---------- STORED DATA ----------
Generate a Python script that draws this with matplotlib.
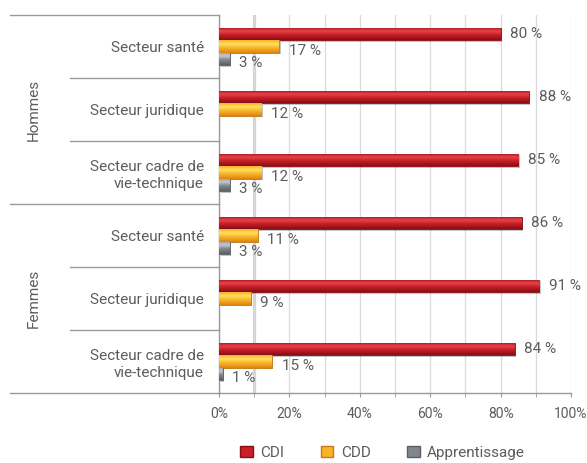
import numpy as np
import matplotlib
matplotlib.use("Agg")
import matplotlib.pyplot as plt
import matplotlib.patches as mpatches
import matplotlib.patheffects as pe
from matplotlib.colors import to_rgb

plt.rcParams['font.family'] = ['Roboto', 'DejaVu Sans']

groups = ["Hommes", "Femmes"]
sectors = ["Secteur santé", "Secteur juridique", "Secteur cadre de\nvie-technique"]
categories = sectors + sectors
series = ["CDI", "CDD", "Apprentissage"]
cdi = [80, 88, 85, 86, 91, 84]
cdd = [17, 12, 12, 11, 9, 15]
apprentissage = [3, None, 3, 3, None, 1]

# top / highlight / middle / bottom shades used for the bar gradients
shades = {
    "CDI": ["#9e1219", "#e8434a", "#c81f28", "#860f14"],
    "CDD": ["#f3b12a", "#ffe15e", "#f8b428", "#e0840f"],
    "Apprentissage": ["#9aa0a6", "#c4c8cc", "#80868c", "#5c6166"],
}
edges = {"CDI": "#8a1016", "CDD": "#c7781a", "Apprentissage": "#5a5f64"}
txt = "#5c5c5c"

fig = plt.figure(figsize=(5.87, 4.63), dpi=100)
ax = fig.add_axes([0.3731, 0.1512, 0.5997, 0.8164])

y = np.arange(len(categories))
h = 0.2
offsets = [-0.2, 0.0, 0.2]


def gradient(cols, n=40):
    stops = np.array([0.0, 0.3, 0.6, 1.0])
    rgb = np.array([to_rgb(c) for c in cols])
    t = np.linspace(0, 1, n)
    arr = np.stack([np.interp(t, stops, rgb[:, k]) for k in range(3)], axis=1)
    return arr.reshape(n, 1, 3)


for name, vals, off in zip(series, [cdi, cdd, apprentissage], offsets):
    img = gradient(shades[name])
    for yi, v in zip(y, vals):
        if v is None:
            continue
        bar = ax.barh(yi + off, v, height=h, color=shades[name][2],
                      edgecolor=edges[name], linewidth=0.6, zorder=3)[0]
        bar.set_path_effects([pe.SimplePatchShadow(offset=(1.2, -1.2), alpha=0.35, shadow_rgbFace="#555555"),
                              pe.Normal()])
        im = ax.imshow(img, extent=(0, v, yi + off - h / 2, yi + off + h / 2),
                       origin='lower', aspect='auto', interpolation='bilinear', zorder=4)
        im.set_clip_path(bar)
        dy = 0 if name == "CDI" else -3
        ax.annotate(f"{v} %", (v, yi + off), xytext=(7, dy), textcoords='offset points',
                    va='center', ha='left', fontsize=11, color=txt, zorder=5)

ax.set_xlim(0, 100)
ax.set_ylim(5.5, -0.5)

# grid
ax.set_xticks(np.arange(0, 101, 20))
ax.set_xticks(np.arange(10, 100, 20), minor=True)
ax.set_xticklabels([f"{t}%" for t in range(0, 101, 20)])
ax.grid(axis='x', which='both', color='#dadada', linewidth=0.9, zorder=0)
ax.axvline(10, color='#d2d2d2', linewidth=2.3, zorder=0.5)
ax.tick_params(axis='x', which='both', length=3, color='#999999', labelsize=10,
               labelcolor=txt, pad=7)

ax.set_yticks(y)
ax.set_yticklabels(categories, fontsize=11, color=txt, linespacing=1.25)
ax.tick_params(axis='y', length=0, pad=11)

for side in ['top', 'right']:
    ax.spines[side].set_visible(False)
for side in ['left', 'bottom']:
    ax.spines[side].set_color('#999999')
    ax.spines[side].set_linewidth(1.0)

# separators of the two-level category axis
trans = ax.get_yaxis_transform()
for yy in [0.5, 1.5, 3.5, 4.5]:
    ax.plot([-0.423, 0], [yy, yy], color='#999999', lw=1.0, transform=trans, clip_on=False)
for yy in [-0.5, 2.5, 5.5]:
    ax.plot([-0.594, 0], [yy, yy], color='#999999', lw=1.0, transform=trans, clip_on=False)
for g, yc in zip(groups, [1, 4]):
    ax.text(-0.526, yc, g, rotation=90, ha='center', va='center', fontsize=11,
            color=txt, transform=trans)

handles = [mpatches.Patch(facecolor=shades[s][2], edgecolor=edges[s], label=s) for s in series]
fig.legend(handles=handles, loc='center', bbox_to_anchor=(0.652, 0.022), ncol=3,
           frameon=False, fontsize=11, labelcolor=txt, handlelength=0.8, handleheight=0.8,
           columnspacing=2.4, handletextpad=0.5)

fig.savefig("out.png", dpi=100)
----------
■ **THE PROBLEM**: Leave out the pictures, then repeat the listing above exactly from its first line to the line with "return arr.reshape(n, 1, 3)", inclusive.

■ **COMPLETE OUTPUT**:
Generate a Python script that draws this with matplotlib.
import numpy as np
import matplotlib
matplotlib.use("Agg")
import matplotlib.pyplot as plt
import matplotlib.patches as mpatches
import matplotlib.patheffects as pe
from matplotlib.colors import to_rgb

plt.rcParams['font.family'] = ['Roboto', 'DejaVu Sans']

groups = ["Hommes", "Femmes"]
sectors = ["Secteur santé", "Secteur juridique", "Secteur cadre de\nvie-technique"]
categories = sectors + sectors
series = ["CDI", "CDD", "Apprentissage"]
cdi = [80, 88, 85, 86, 91, 84]
cdd = [17, 12, 12, 11, 9, 15]
apprentissage = [3, None, 3, 3, None, 1]

# top / highlight / middle / bottom shades used for the bar gradients
shades = {
    "CDI": ["#9e1219", "#e8434a", "#c81f28", "#860f14"],
    "CDD": ["#f3b12a", "#ffe15e", "#f8b428", "#e0840f"],
    "Apprentissage": ["#9aa0a6", "#c4c8cc", "#80868c", "#5c6166"],
}
edges = {"CDI": "#8a1016", "CDD": "#c7781a", "Apprentissage": "#5a5f64"}
txt = "#5c5c5c"

fig = plt.figure(figsize=(5.87, 4.63), dpi=100)
ax = fig.add_axes([0.3731, 0.1512, 0.5997, 0.8164])

y = np.arange(len(categories))
h = 0.2
offsets = [-0.2, 0.0, 0.2]


def gradient(cols, n=40):
    stops = np.array([0.0, 0.3, 0.6, 1.0])
    rgb = np.array([to_rgb(c) for c in cols])
    t = np.linspace(0, 1, n)
    arr = np.stack([np.interp(t, stops, rgb[:, k]) for k in range(3)], axis=1)
    return arr.reshape(n, 1, 3)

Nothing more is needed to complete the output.